I know it's ugly, but in my opinion, this is still better than using the wrong ordering, especially when you have more than 2 variables to put in there. So unfortunately I will argue this is the best convention available for starlark at the moment.

TamaMcGlinn avatar Sep 06 '23 08:09 TamaMcGlinn

Starlark-rust now supports f-strings as an extension(off by default).

ndmitchell avatar Sep 06 '23 13:09 ndmitchell

Any chance this issue is being accepted / implemented 2024? Not having f-strings is a constant annoyance whenever I have to write Starlark code working with strings. F-strings are nowadays the standard Python approach for formatting strings and increase code readability considerably.
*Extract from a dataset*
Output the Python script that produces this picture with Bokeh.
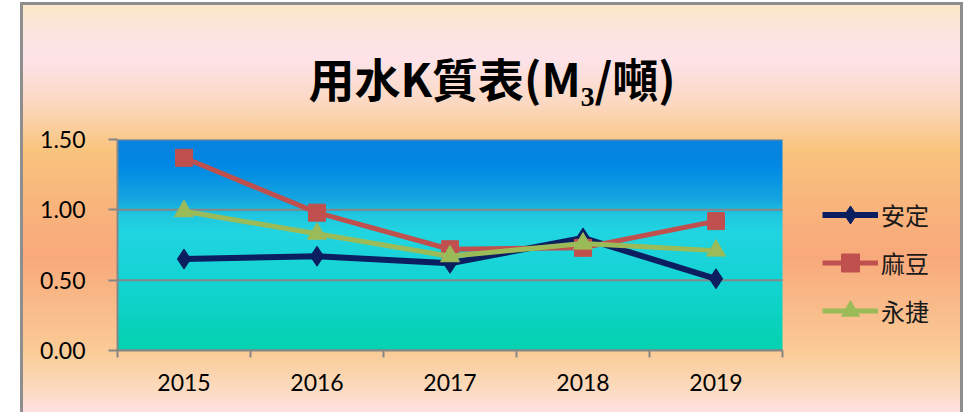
import numpy as np
from bokeh.plotting import figure
from bokeh.models import (Range1d, FixedTicker, NumeralTickFormatter,
                          Legend, LegendItem)
from bokeh.embed import file_html
from bokeh.resources import INLINE

# ---- data ----
years = ["2015", "2016", "2017", "2018", "2019"]
anding = [0.65, 0.67, 0.62, 0.80, 0.51]
madou = [1.37, 0.98, 0.72, 0.73, 0.92]
yongjie = [0.99, 0.83, 0.67, 0.76, 0.71]
series_names = ["安定", "麻豆", "永捷"]
y_ticks = [0.0, 0.5, 1.0, 1.5]
title_text = "用水K質表(M₃/噸)"

# ---- styles ----
colors = ["#0B1F60", "#C0504D", "#9BBB59"]
markers = ["diamond", "square", "triangle"]
marker_sizes = [20, 17, 19]
line_widths = [6, 5, 5]
tick_font = "Lato"
cjk_font = "Noto Sans CJK TC"
grid_color = "#868686"

W, H = 943, 410
left, right, top, bottom = 97, 8, 137, 62
plot_w = 665                      # width of the category area in px
frame_w = W - left - right
n = len(years)
xs = [i + 0.5 for i in range(n)]

p = figure(width=W, height=H, output_backend="svg", toolbar_location=None,
           x_range=Range1d(0, n * frame_w / plot_w), y_range=Range1d(0, 1.5),
           min_border_left=left, min_border_right=right,
           min_border_top=top, min_border_bottom=bottom)
p.border_fill_color = None
p.background_fill_color = None
p.outline_line_color = None

p.styles = {
    "margin-left": "20px",
    "margin-top": "2px",
    "background": "linear-gradient(to bottom, #FBE7C6 0%, #FCE4E0 8%, #FDE3E8 14%, "
                  "#FBD9C4 24%, #F9C47E 36%, #F9B47C 50%, #F8A97B 62%, #F9BC8A 75%, "
                  "#FACB96 85%, #FBD8B8 93%, #FDE1E1 100%)",
    "box-shadow": "inset 3px 3px 0 #8E8E8E, inset -3px 0 0 #8E8E8E",
}

# title
p.title.text = title_text
p.title.align = "left"
p.title.vertical_align = "top"
p.title.offset = 191
p.title.standoff = 55
p.title.text_font = cjk_font
p.title.text_font_size = "46px"
p.title.text_font_style = "bold"
p.title.text_color = "#000000"

# plot-area gradient (style only)
nrows = 211
fr = np.linspace(0, 1, nrows)
stops = [0.0, 0.33, 0.57, 0.64, 0.71, 0.88, 1.0]
rs = [4, 20, 34, 32, 22, 0, 10]
gs = [210, 212, 212, 200, 168, 136, 130]
bs = [176, 212, 226, 224, 224, 228, 224]
r = np.interp(fr, stops, rs).astype(np.uint32)
g = np.interp(fr, stops, gs).astype(np.uint32)
b = np.interp(fr, stops, bs).astype(np.uint32)
img = (255 << 24) | (b << 16) | (g << 8) | r
img = img.reshape(nrows, 1).astype(np.uint32)
p.image_rgba(image=[img], x=0, y=0, dw=n, dh=1.5, level="image")

# horizontal gridlines over the category area only
p.segment(x0=[0] * len(y_ticks), x1=[n] * len(y_ticks), y0=y_ticks, y1=y_ticks,
          line_color=grid_color, line_width=2)

# axes
p.xaxis.bounds = (0, n)
p.xaxis.ticker = FixedTicker(ticks=xs, minor_ticks=list(range(n + 1)))
p.xaxis.major_label_overrides = {x: y for x, y in zip(xs, years)}
p.xaxis.major_tick_line_color = None
p.xaxis.major_tick_out = 0
p.xaxis.major_tick_in = 0
p.xaxis.minor_tick_line_color = grid_color
p.xaxis.minor_tick_line_width = 2
p.xaxis.minor_tick_out = 7
p.xaxis.minor_tick_in = 0
p.xaxis.axis_line_color = grid_color
p.xaxis.axis_line_width = 2
p.xaxis.major_label_standoff = 16
p.xaxis.major_label_text_font = tick_font
p.xaxis.major_label_text_font_size = "23px"
p.xaxis.major_label_text_color = "#000000"

p.yaxis.ticker = FixedTicker(ticks=y_ticks)
p.yaxis.formatter = NumeralTickFormatter(format="0.00")
p.yaxis.minor_tick_line_color = None
p.yaxis.major_tick_line_color = grid_color
p.yaxis.major_tick_line_width = 2
p.yaxis.major_tick_out = 9
p.yaxis.major_tick_in = 0
p.yaxis.axis_line_color = grid_color
p.yaxis.axis_line_width = 2
p.yaxis.major_label_standoff = 23
p.yaxis.major_label_text_font = tick_font
p.yaxis.major_label_text_font_size = "23px"
p.yaxis.major_label_text_color = "#000000"

p.xgrid.grid_line_color = None
p.ygrid.grid_line_color = None

# series
items = []
for name, vals, c, m, ms, lw in zip(series_names, [anding, madou, yongjie],
                                    colors, markers, marker_sizes, line_widths):
    ln = p.line(xs, vals, line_color=c, line_width=lw)
    sc = p.scatter(xs, vals, marker=m, size=ms, fill_color=c, line_color=c)
    items.append(LegendItem(label=name, renderers=[ln, sc]))

legend = Legend(items=items, location=(705, 17), orientation="vertical")
legend.glyph_width = 56
legend.glyph_height = 45
legend.label_height = 45
legend.spacing = 3
legend.padding = 0
legend.margin = 0
legend.label_standoff = 3
legend.background_fill_alpha = 0
legend.border_line_color = None
legend.label_text_font = cjk_font
legend.label_text_font_size = "24px"
legend.label_text_color = "#1A1A1A"
legend.label_text_baseline = "middle"
p.add_layout(legend)

open("out.html", "w").write(file_html(p, INLINE))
martis42 avatar Dec 30 '23 07:12 martis42

The emoji voting is very consistently enthusiastic, and Starlark-rust has an implementation, so I wouldn't object to a PR to Starlark-go to add it as an optional feature, so long as the Rust and Go implementations can align on the specification. I think it could still be a lot of work.

The folks that maintain the Java implementation should chime in too, as the demands on Blaze and Bazel may be different from other applications of Starlark. It's also possible that many other build-related tools or Starlark refactoring tools would need quite profound updates to accommodate this change, as it creates a way of referring to a symbol without an identifier.

@brandjon @tetromino

adonovan avatar Jan 02 '24 19:01 adonovan

Btw, Note that the original request came 8 years ago from bazel users (myself included)

ittaiz avatar Jan 03 '24 13:01 ittaiz

Suggested action items if we decide to move forward:

  • Discuss the wording for the spec. I assume we want a subset of the features found in Python (fstrings seem complicated).
  • Update Buildifier. Would needed even if fstrings are an optional feature.
  • Discuss the future of the % interpolation (in separate thread). It doesn't seem useful anymore; we could look into a migration plan.
  • Write PRs for the Java and Go interpreters.

For the people at Google: the Kythe indexer and the parser inside Cider will need to be updated.

(fyi for the context: I'm no longer working at Google)

laurentlb avatar Jan 03 '24 17:01 laurentlb

Does anyone know the latest on this? Is it only awaiting PRs for Java and Go, or is there a missing spec to be agreed upon?

albertocavalcante avatar Jul 29 '24 17:07 albertocavalcante

As far as I know, there was no update since my message. To clarify the scope, I think:

  • We can support f-strings so that f"...{x}..." is equivalent to "...{}...".format(x)
  • Features like =, ! conversion, : format_spec are not supported.
  • So inside brackets, we can only have an expression (Test rule in our grammar)

This should simplify things compared to the Python implementation. They still mention some corner cases (e.g. comments inside an f-string and reusing the same quote character), that we can forbid if it helps.

I cannot make the final call, but I think it would help to implement the feature in Java and Go.

laurentlb avatar Jul 29 '24 19:07 laurentlb

Before we implement it, we should enumerate all the cases currently supported by Python and declare whether we intend to support them in Starlark initially, later, or never. An implementation that supports only an ad hoc subset of the Python features may be hard to extend later. If we're going to support anything, we should probably support all the Python features that make sense for Starlark, which would include such things as iterables, e.g. f"{*[1, 2], *(3, 4)}" = "(1, 2, 3, 4)".